_Aim of the task_
Leave the pictures out and quote every line from the start of the listing to the line with "-1.300, -1.491, -1.659]", inclusive.

_Data segment_
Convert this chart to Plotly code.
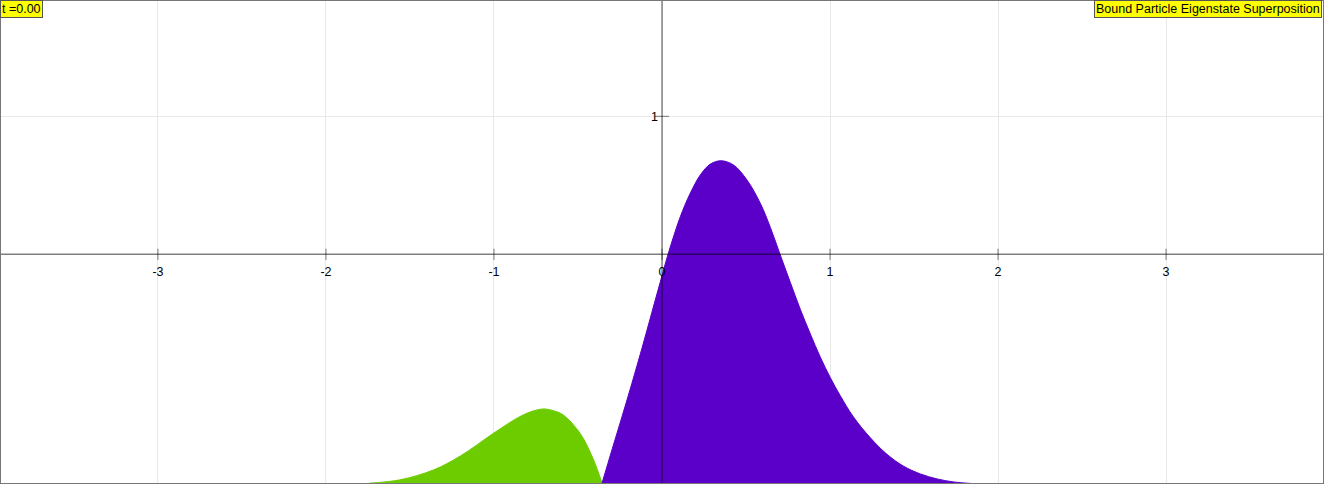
import plotly.graph_objects as go

# view window of the chart (data units)
X_RANGE = [-3.94, 3.94]
Y_RANGE = [-1.665, 1.843]
BASE = -1.70  # fill baseline, just under the bottom edge

# amplitude: negative-phase lobe (green)
green_x = [-1.74, -1.56, -1.36, -1.20, -1.00, -0.86, -0.78, -0.705, -0.64, -0.586, -0.486, -0.407, -0.357]
green_y = [-1.659, -1.635, -1.563, -1.462, -1.295, -1.186, -1.141, -1.121, -1.136, -1.166, -1.300, -1.491, -1.659]

# positive-phase lobe (purple)
purple_x = [-0.357, -0.298, -0.238, -0.179, -0.119, -0.060, -0.010, 0.036, 0.109, 0.168,
            0.228, 0.288, 0.351, 0.426, 0.506, 0.585, 0.645, 0.704, 0.764, 0.823,
            0.883, 0.942, 1.002, 1.061, 1.140, 1.240, 1.339, 1.438, 1.538, 1.637, 1.736, 1.85]
purple_y = [-1.659, -1.418, -1.177, -0.935, -0.680, -0.420, -0.200, 0.0, 0.272, 0.442,
            0.575, 0.654, 0.678, 0.647, 0.538, 0.370, 0.195, -0.005, -0.205, -0.398,
            -0.578, -0.745, -0.895, -1.025, -1.180, -1.330, -1.450, -1.536, -1.592, -1.628, -1.650, -1.662]

x_ticks = [-3, -2, -1, 0, 1, 2, 3]
y_ticks = [1]

GREEN = "#6ccc00"
PURPLE = "#5a00c8"
FONT = "Arial, Liberation Sans, sans-serif"
FS = 12.5

fig = go.Figure()


def add_lobe(xs, ys, color):
    fig.add_trace(go.Scatter(x=[xs[0], xs[-1]], y=[BASE, BASE], mode="lines",
                             line=dict(width=0, color=color), hoverinfo="skip",
                             showlegend=False))
    fig.add_trace(go.Scatter(x=xs, y=ys, mode="lines", fill="tonexty",
                             fillcolor=color,
                             line=dict(width=1, color=color, shape="spline", smoothing=1),
                             hoverinfo="skip", showlegend=False))


add_lobe(green_x, green_y, GREEN)
add_lobe(purple_x, purple_y, PURPLE)

# little tick marks crossing the axes
fig.add_trace(go.Scatter(x=x_ticks, y=[0] * len(x_ticks), mode="markers",
                         marker=dict(symbol="line-ns", size=8,
                                     line=dict(width=1, color="rgba(0,0,0,0.5)")),
                         hoverinfo="skip", showlegend=False))
fig.add_trace(go.Scatter(x=[0] * len(y_ticks), y=y_ticks, mode="markers",
                         marker=dict(symbol="line-ew", size=10,
                                     line=dict(width=1, color="rgba(0,0,0,0.5)")),
                         hoverinfo="skip", showlegend=False))

x_pos = (0 - Y_RANGE[0]) / (Y_RANGE[1] - Y_RANGE[0])
y_pos = (0 - X_RANGE[0]) / (X_RANGE[1] - X_RANGE[0])

fig.update_xaxes(range=X_RANGE, tickvals=x_ticks, ticktext=[str(v) for v in x_ticks],
                 showgrid=True, gridcolor="#e8e8e8", gridwidth=1, zeroline=False,
                 showline=False, ticks="", anchor="free", position=x_pos, side="bottom",
                 layer="above traces", tickfont=dict(family=FONT, size=FS, color="black"),
                 ticklabelstandoff=8, fixedrange=True)
fig.update_yaxes(range=Y_RANGE, tickvals=y_ticks, ticktext=[str(v) for v in y_ticks],
                 showgrid=True, gridcolor="#e8e8e8", gridwidth=1, zeroline=False,
                 showline=False, ticks="", anchor="free", position=y_pos, side="left",
                 layer="above traces", tickfont=dict(family=FONT, size=FS, color="black"),
                 ticklabelstandoff=4, fixedrange=True)

# axis lines drawn over the fills
fig.add_shape(type="line", xref="paper", yref="y", x0=0, x1=1, y0=0, y1=0,
              line=dict(color="rgba(0,0,0,0.5)", width=1.5), layer="above")
fig.add_shape(type="line", xref="x", yref="paper", x0=0, x1=0, y0=0, y1=1,
              line=dict(color="rgba(0,0,0,0.35)", width=2), layer="above")
# frame
fig.add_shape(type="rect", xref="paper", yref="paper", x0=0, x1=1, y0=0, y1=1,
              line=dict(color="#777777", width=2), layer="above")

fig.add_annotation(text="t =0.00", xref="paper", yref="paper", x=0, y=1,
                   xanchor="left", yanchor="top", showarrow=False,
                   bgcolor="#ffff00", bordercolor="#555555", borderwidth=1, borderpad=1,
                   font=dict(family=FONT, size=FS, color="black"))
fig.add_annotation(text="Bound Particle Eigenstate Superposition", xref="paper", yref="paper",
                   x=0.9985, y=1, xanchor="right", yanchor="top", showarrow=False,
                   bgcolor="#ffff00", bordercolor="#555555", borderwidth=1, borderpad=1,
                   font=dict(family=FONT, size=FS, color="black"))

fig.update_layout(width=1324, height=484, margin=dict(l=0, r=0, t=0, b=0),
                  plot_bgcolor="white", paper_bgcolor="white", showlegend=False)

fig.write_html("out.html", config={"displayModeBar": False},
               post_script="document.body.style.margin='0';")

_Exercise response_
Convert this chart to Plotly code.
import plotly.graph_objects as go

# view window of the chart (data units)
X_RANGE = [-3.94, 3.94]
Y_RANGE = [-1.665, 1.843]
BASE = -1.70  # fill baseline, just under the bottom edge

# amplitude: negative-phase lobe (green)
green_x = [-1.74, -1.56, -1.36, -1.20, -1.00, -0.86, -0.78, -0.705, -0.64, -0.586, -0.486, -0.407, -0.357]
green_y = [-1.659, -1.635, -1.563, -1.462, -1.295, -1.186, -1.141, -1.121, -1.136, -1.166, -1.300, -1.491, -1.659]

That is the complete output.